The fourth and final block of the course will encourage the creation or 
examination of a number of scripts to add functionality to existing 
websites. Students will be given a shortlist of such snippets and 
encouraged to think of their own as well. These might include:

1. A Countdown to a specific date or time
2. adding a webmaster's Skype status to a contact page
3. Producing random or rotating data, i.e. a random quote, fortune 
cookie, word of wisdom etc.
4. A poll or voting system
5. Charting visitor statistics (by country, browser, operating system etc).
6. A visitor's guestbook
7. a contact form
8. a podcast generator


Please feel free to suggest more!

as a class, we will design and implement several of these suggestions, 
or examine some already created and published online. Using our local 
development environment as a sandbox away from the public web and 
learning to read code written by others we will also gain an 
understanding of script security essential for publishing our scripts to 
the world and using code by others.

This sort of work will cement our understanding of PHP structure and 
methodology, providing students with an excellent level of knowledge to 
take their study further and use PHP themselves. at this stage, I will 
also be spending time on individual student projects, as many students 
by this time will want to design their own ideas.
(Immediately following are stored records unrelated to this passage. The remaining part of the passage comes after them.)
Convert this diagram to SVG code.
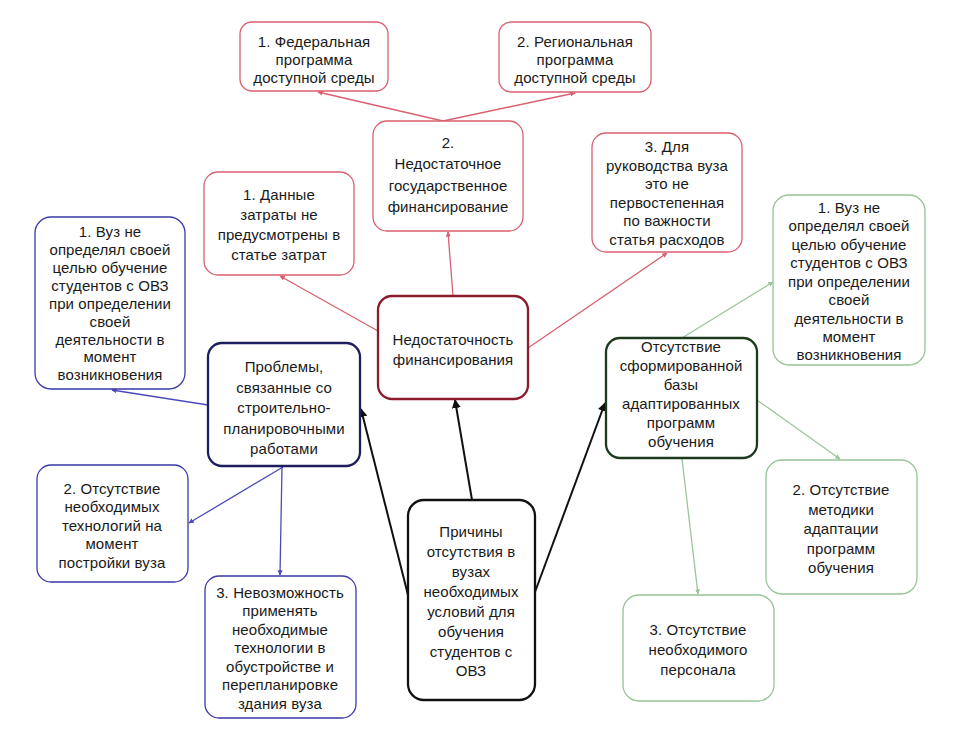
<svg xmlns="http://www.w3.org/2000/svg" width="954" height="747" viewBox="0 0 954 747">
<style>
rect{fill:#fff}
.r{stroke:#d9606e;stroke-width:1.3}
.rm{stroke:#8a1c2c;stroke-width:2.3}
.b{stroke:#3a3aa8;stroke-width:1.3}
.bm{stroke:#1e1e5e;stroke-width:2.3}
.g{stroke:#98c498;stroke-width:1.3}
.gm{stroke:#1e3a1e;stroke-width:2.3}
.k{stroke:#111;stroke-width:2.3}
text{font-family:"Liberation Sans",Arial,sans-serif;font-size:15px;letter-spacing:0.1px;fill:#1a1a1a;text-anchor:middle}
.lr{stroke:#d9606e;stroke-width:1.3;fill:none;marker-end:url(#ar)}
.lb{stroke:#4a4ab8;stroke-width:1.3;fill:none;marker-end:url(#ab)}
.lg{stroke:#9cc49c;stroke-width:1.3;fill:none;marker-end:url(#ag)}
.lk{stroke:#111;stroke-width:2;fill:none;marker-end:url(#ak)}
</style>
<defs>
<marker id="ar" viewBox="0 0 10 10" refX="9" refY="5" markerWidth="4" markerHeight="4" orient="auto"><path d="M0,0L10,5L0,10z" fill="#d9606e"/></marker>
<marker id="ab" viewBox="0 0 10 10" refX="9" refY="5" markerWidth="4" markerHeight="4" orient="auto"><path d="M0,0L10,5L0,10z" fill="#4a4ab8"/></marker>
<marker id="ag" viewBox="0 0 10 10" refX="9" refY="5" markerWidth="4" markerHeight="4" orient="auto"><path d="M0,0L10,5L0,10z" fill="#9cc49c"/></marker>
<marker id="ak" viewBox="0 0 10 10" refX="9" refY="5" markerWidth="4.5" markerHeight="4.5" orient="auto"><path d="M0,0L10,5L0,10z" fill="#111"/></marker>
</defs>
<rect width="954" height="747" style="fill:#fff"/>
<g id="connectors">
<line class="lr" x1="443" y1="121" x2="318" y2="92"/>
<line class="lr" x1="443" y1="121" x2="575" y2="93"/>
<line class="lr" x1="453" y1="296" x2="448" y2="232"/>
<line class="lr" x1="378" y1="331" x2="280" y2="276"/>
<line class="lr" x1="528" y1="348" x2="667" y2="253"/>
<line class="lk" x1="472" y1="500" x2="455" y2="400"/>
<line class="lk" x1="408" y1="595" x2="361" y2="409"/>
<line class="lk" x1="535" y1="592" x2="605" y2="403"/>
<line class="lb" x1="208" y1="405" x2="112" y2="390"/>
<line class="lb" x1="283" y1="467" x2="189" y2="523"/>
<line class="lb" x1="282" y1="467" x2="280" y2="575"/>
<line class="lg" x1="682" y1="338" x2="773" y2="282"/>
<line class="lg" x1="757" y1="400" x2="840" y2="459"/>
<line class="lg" x1="682" y1="459" x2="698" y2="594"/>
</g>
<g id="fed"><rect class="r" x="240" y="22" width="148" height="69" rx="12"/>
<text x="314" y="47">1. Федеральная</text><text x="314" y="65">программа</text><text x="314" y="83">доступной среды</text></g>
<g id="reg"><rect class="r" x="499" y="22" width="152" height="70" rx="12"/>
<text x="575" y="47">2. Региональная</text><text x="575" y="65">программа</text><text x="575" y="83">доступной среды</text></g>
<g id="gov"><rect class="r" x="373" y="121" width="150" height="110" rx="14"/>
<text x="448" y="148">2.</text><text x="448" y="169">Недостаточное</text><text x="448" y="191">государственное</text><text x="448" y="212">финансирование</text></g>
<g id="costs"><rect class="r" x="204" y="172" width="150" height="103" rx="14"/>
<text x="279" y="200">1. Данные</text><text x="279" y="220">затраты не</text><text x="279" y="240">предусмотрены в</text><text x="279" y="260">статье затрат</text></g>
<g id="mgmt"><rect class="r" x="592" y="133" width="150" height="119" rx="14"/>
<text x="667" y="152">3. Для</text><text x="667" y="171">руководства вуза</text><text x="667" y="189">это не</text><text x="667" y="208">первостепенная</text><text x="667" y="226">по важности</text><text x="667" y="245">статья расходов</text></g>
<g id="fin"><rect class="rm" x="378" y="296" width="150" height="103" rx="14"/>
<text x="453" y="345">Недостаточность</text><text x="453" y="365">финансирования</text></g>
<g id="b1"><rect class="b" x="35" y="217" width="150" height="172" rx="16"/>
<text x="110" y="237">1. Вуз не</text><text x="110" y="255">определял своей</text><text x="110" y="273">целью обучение</text><text x="110" y="291">студентов с ОВЗ</text><text x="110" y="309">при определении</text><text x="110" y="327">своей</text><text x="110" y="345">деятельности в</text><text x="110" y="362">момент</text><text x="110" y="380">возникновения</text></g>
<g id="constr"><rect class="bm" x="208" y="343" width="152" height="123" rx="14"/>
<text x="284" y="372">Проблемы,</text><text x="284" y="393">связанные со</text><text x="284" y="413">строительно-</text><text x="284" y="434">планировочными</text><text x="284" y="454">работами</text></g>
<g id="b2"><rect class="b" x="37" y="465" width="151" height="117" rx="14"/>
<text x="112" y="494">2. Отсутствие</text><text x="112" y="512">необходимых</text><text x="112" y="531">технологий на</text><text x="112" y="549">момент</text><text x="112" y="568">постройки вуза</text></g>
<g id="b3"><rect class="b" x="205" y="576" width="151" height="142" rx="14"/>
<text x="280" y="598">3. Невозможность</text><text x="280" y="616">применять</text><text x="280" y="635">необходимые</text><text x="280" y="653">технологии в</text><text x="280" y="672">обустройстве и</text><text x="280" y="690">перепланировке</text><text x="280" y="709">здания вуза</text></g>
<g id="root"><rect class="k" x="408" y="500" width="127" height="200" rx="16"/>
<text x="471" y="537">Причины</text><text x="471" y="557">отсутствия в</text><text x="471" y="577">вузах</text><text x="471" y="597">необходимых</text><text x="471" y="617">условий для</text><text x="471" y="637">обучения</text><text x="471" y="657">студентов с</text><text x="471" y="676">ОВЗ</text></g>
<g id="prog"><rect class="gm" x="606" y="338" width="151" height="120" rx="14"/>
<text x="681" y="352">Отсутствие</text><text x="681" y="371">сформированной</text><text x="681" y="390">базы</text><text x="681" y="409">адаптированных</text><text x="681" y="428">программ</text><text x="681" y="447">обучения</text></g>
<g id="g1"><rect class="g" x="773" y="195" width="152" height="170" rx="16"/>
<text x="849" y="213">1. Вуз не</text><text x="849" y="231">определял своей</text><text x="849" y="250">целью обучение</text><text x="849" y="268">студентов с ОВЗ</text><text x="849" y="287">при определении</text><text x="849" y="305">своей</text><text x="849" y="324">деятельности в</text><text x="849" y="342">момент</text><text x="849" y="360">возникновения</text></g>
<g id="g2"><rect class="g" x="766" y="460" width="151" height="134" rx="16"/>
<text x="841" y="495">2. Отсутствие</text><text x="841" y="515">методики</text><text x="841" y="534">адаптации</text><text x="841" y="554">программ</text><text x="841" y="573">обучения</text></g>
<g id="g3"><rect class="g" x="623" y="595" width="151" height="106" rx="16"/>
<text x="698" y="635">3. Отсутствие</text><text x="698" y="655">необходимого</text><text x="698" y="675">персонала</text></g>
</svg>
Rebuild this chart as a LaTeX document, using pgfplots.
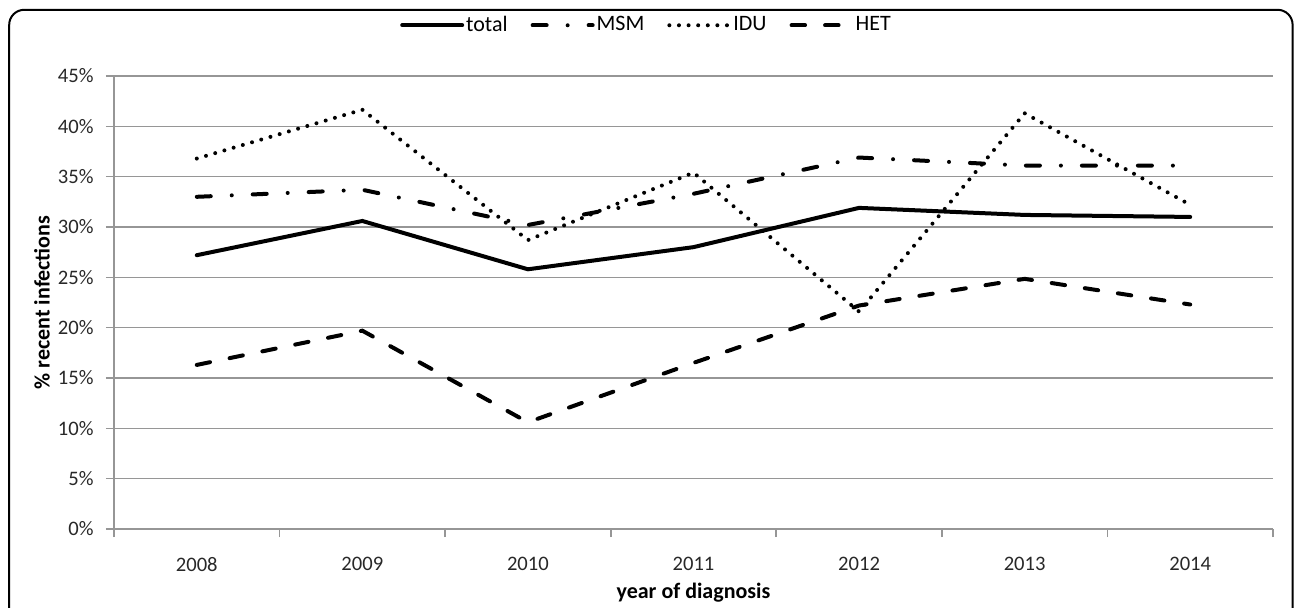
\documentclass[border=0pt]{standalone}
\usepackage{pgfplots}
\pgfplotsset{compat=1.18}
\usepackage{fontspec}
\setmainfont{Carlito}
\definecolor{gridgray}{RGB}{150,150,150}
\definecolor{ticktext}{RGB}{40,40,40}
\begin{document}
\begin{tikzpicture}[x=1pt,y=1pt]
\useasboundingbox (0,0) rectangle (647.5,303.5);
\draw[line width=1pt, rounded corners=7.5pt] (4.6,-20) -- (4.6,298.6) -- (646.3,298.6) -- (646.3,-20);
\begin{axis}[
  at={(57pt,39pt)}, anchor=south west,
  scale only axis,
  width=579.5pt, height=226.5pt,
  xmin=-0.5, xmax=6.5, ymin=0, ymax=45,
  axis x line*=bottom, axis y line*=left,
  axis line style={gridgray, line width=0.8pt, -},
  xtick={-0.5,0.5,...,6.5},
  xticklabels={2008,2009,2010,2011,2012,2013,2014,{}},
  xticklabel style={xshift=41.39pt, anchor=north, inner sep=0pt, yshift=-10pt, font=\fontsize{10.3}{12}\selectfont, text=ticktext},
  ytick={0,5,...,45},
  yticklabels={0\%,5\%,10\%,15\%,20\%,25\%,30\%,35\%,40\%,45\%},
  yticklabel style={anchor=east, inner sep=0pt, xshift=-6pt, font=\fontsize{10.3}{12}\selectfont, text=ticktext},
  tick align=outside,
  major tick length=4pt,
  tick style={gridgray, line width=0.8pt},
  ymajorgrids,
  major grid style={gridgray, line width=0.8pt},
  xlabel={\textbf{year of diagnosis}},
  ylabel={\textbf{\% recent infections}},
  label style={font=\fontsize{11}{13}\selectfont},
  xlabel style={at={(axis description cs:0.5,0)}, anchor=center, yshift=-32pt},
  ylabel style={at={(axis description cs:0,0.5)}, anchor=center, rotate=0, yshift=36pt},
  legend columns=4,
  legend style={at={(axis description cs:0.459,1.112)}, anchor=center, draw=none, fill=none,
    font=\fontsize{11}{13}\selectfont, inner sep=0pt, nodes={inner sep=0.5pt},
    /tikz/every odd column/.append style={column sep=0.5pt},
    /tikz/every even column/.append style={column sep=11pt}},
  legend image code/.code={\draw[#1] (0pt,0pt) -- (30pt,0pt);},
  clip=false,
]
\addplot[black, line width=2pt, solid, line cap=round] coordinates {(0,27.2) (1,30.6) (2,25.8) (3,28.0) (4,31.9) (5,31.2) (6,31.0)};
\addlegendentry{total}
\addplot[black, line width=2pt, line cap=round, dash pattern=on 7pt off 10.5pt on 0pt off 10.5pt] coordinates {(0,33.0) (1,33.7) (2,30.2) (3,33.3) (4,36.9) (5,36.1) (6,36.1)};
\addlegendentry{MSM}
\addplot[black, line width=2pt, line cap=round, dash pattern=on 0pt off 4.8pt] coordinates {(0,36.8) (1,41.65) (2,28.7) (3,35.4) (4,21.6) (5,41.3) (6,32.2)};
\addlegendentry{IDU}
\addplot[black, line width=2pt, line cap=round, dash pattern=on 6.75pt off 10pt] coordinates {(0,16.3) (1,19.7) (2,10.6) (3,16.5) (4,22.2) (5,24.85) (6,22.3)};
\addlegendentry{HET}
\end{axis}
\end{tikzpicture}
\end{document}
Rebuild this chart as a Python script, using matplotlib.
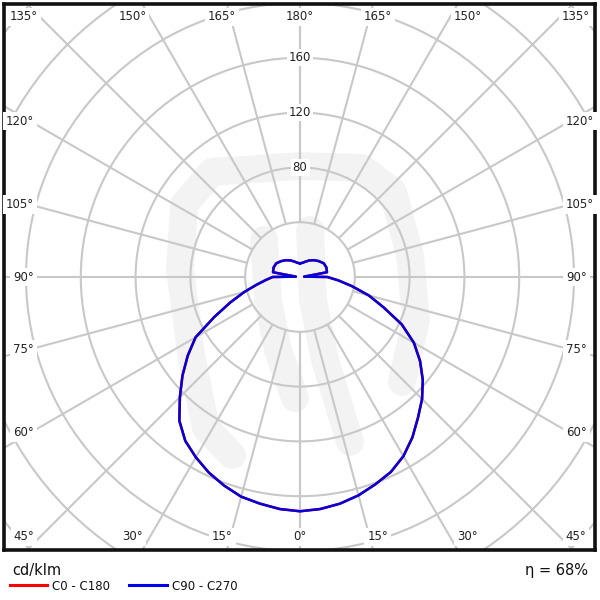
import numpy as np
import matplotlib.pyplot as plt
from matplotlib.patches import Circle

# luminous intensity in cd/klm (gamma from nadir)
gamma = [0, 5, 10, 15, 20, 25, 30, 35, 40, 45, 50, 55, 60, 65, 70, 75, 80, 85,
         90, 95, 100, 110, 120, 130, 140, 150, 160, 170, 180]
i_c90 = [171, 170, 168, 165, 161, 157, 151, 143, 134, 126, 117, 107, 96,
         82, 65, 52, 38.5, 28, 20, 3, 20, 20.5, 20, 18, 16, 14, 12, 10.5, 10]
i_c270 = [171, 170, 168, 166, 162, 157.5, 152, 146, 137, 124, 112, 100, 88,
          69, 54, 42, 32, 25, 20, 3, 20, 20.5, 20, 18, 16, 14, 12, 10.5, 10]
i_c0 = i_c90
i_c180 = i_c270

rings = [40, 80, 120, 160, 200, 240, 280, 320]
ring_labels = [80, 120, 160]
angle_ticks = [0, 15, 30, 45, 60, 75, 90, 105, 120, 135, 150, 165, 180]
eta = 68

K = 1.37            # pixels per cd/klm
GRID = '#c8c8c8'
FS = 8.5


def px(v):
    return v / K


fig = plt.figure(figsize=(6, 6), dpi=100)
ax = fig.add_axes([4 / 600, 50 / 600, 591 / 600, 546 / 600])
ax.set_xlim(px(-296), px(295))
ax.set_ylim(px(-273), px(273))
ax.set_xticks([])
ax.set_yticks([])
for s in ax.spines.values():
    s.set_linewidth(2.6)
    s.set_color('#111111')

# faint watermark logo behind the grid (rough shape, image pixels)
wm_paths = [
    [(232, 455), (206, 428), (192, 360), (180, 270), (184, 205), (212, 172),
     (300, 166), (362, 168), (393, 192), (410, 255), (416, 320), (402, 382)],
    [(264, 240), (268, 300), (278, 350), (295, 398)],
    [(310, 230), (313, 300), (325, 360), (350, 442)],
]
for path in wm_paths:
    xs = [px(p[0] - 300) for p in path]
    ys = [px(277 - p[1]) for p in path]
    ax.plot(xs, ys, color='#f3f3f3', lw=20, zorder=0,
            solid_capstyle='round', solid_joinstyle='round')

# rings
for r in rings:
    ax.add_patch(Circle((0, 0), r, fill=False, ec=GRID, lw=1.5, zorder=1))

# spokes from the first ring outwards
r0, r1 = rings[0], 600
for g in angle_ticks:
    t = np.radians(g)
    for sgn in (1, -1):
        ax.plot([sgn * r0 * np.sin(t), sgn * r1 * np.sin(t)],
                [-r0 * np.cos(t), -r1 * np.cos(t)],
                color=GRID, lw=1.5, zorder=1, solid_capstyle='butt')

# ring values along the 180 spoke
for r in ring_labels:
    ax.text(0, r, str(r), ha='center', va='center', fontsize=FS,
            color='#222222', zorder=3,
            bbox=dict(fc='white', ec='none', pad=1.5))

# angle labels round the frame
box = dict(fc='white', ec='none', pad=2)
for g in angle_ticks:
    t = np.radians(g)
    for sgn in (1, -1):
        if 60 <= g <= 120:
            x = sgn * px(266)
            y = -px(270) / np.tan(t) if g != 90 else 0
            ha = 'right' if sgn < 0 else 'left'
        else:
            ytxt = px(260) if g > 90 else -px(260)
            d = abs(px(290) * np.tan(t))
            x = sgn * min(d, px(276))
            y = ytxt
            ha = 'center'
        if g in (0, 180) and sgn < 0:
            continue
        ax.text(x, y, f'{g}°', ha=ha, va='center', fontsize=FS,
                color='#222222', zorder=3, bbox=box)


def curve(ivals_right, ivals_left):
    t = np.radians(gamma)
    r_right = np.asarray(ivals_right, float)
    r_left = np.asarray(ivals_left, float)
    x = np.concatenate([(-r_left * np.sin(t))[::-1], r_right * np.sin(t)])
    y = np.concatenate([(-r_left * np.cos(t))[::-1], -r_right * np.cos(t)])
    return x, y


x0, y0 = curve(i_c0, i_c180)
ax.plot(x0, y0, color='#ff0000', lw=1.8, zorder=4)
x1, y1 = curve(i_c90, i_c270)
ax.plot(x1, y1, color='#0000dd', lw=1.8, zorder=5)

# footer: unit, legend, efficiency
fig.text(12 / 600, 1 - 571 / 600, 'cd/klm', fontsize=10.5, va='center',
         ha='left', color='#111111')
fig.text(588 / 600, 1 - 571 / 600, f'η = {eta}%', fontsize=10.5,
         va='center', ha='right', color='#111111')
for (xa, xb), col, lab in [((10, 47), '#ff0000', 'C0 - C180'),
                           ((129, 167), '#0000ee', 'C90 - C270')]:
    fig.add_artist(plt.Line2D([xa / 600, xb / 600],
                              [1 - 585 / 600, 1 - 585 / 600],
                              color=col, lw=2.2))
    fig.text((xb + 5) / 600, 1 - 586 / 600, lab, fontsize=FS, va='center',
             ha='left', color='#111111')

fig.savefig('out.png', dpi=100)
Practically, at the end of the forth block, a student should:

. Have designed and implemented several of the shortlisted projects.
. Have examined code written by others to learn how it works, but more 
importantly to be able to see exactly what it does to be sure it's safe 
to run.
. Complete the course by creating something of their own; which can be 
from the short list (i.e. a contact form, a guestbook etc), or be well 
on their
way to doing something else they want to create.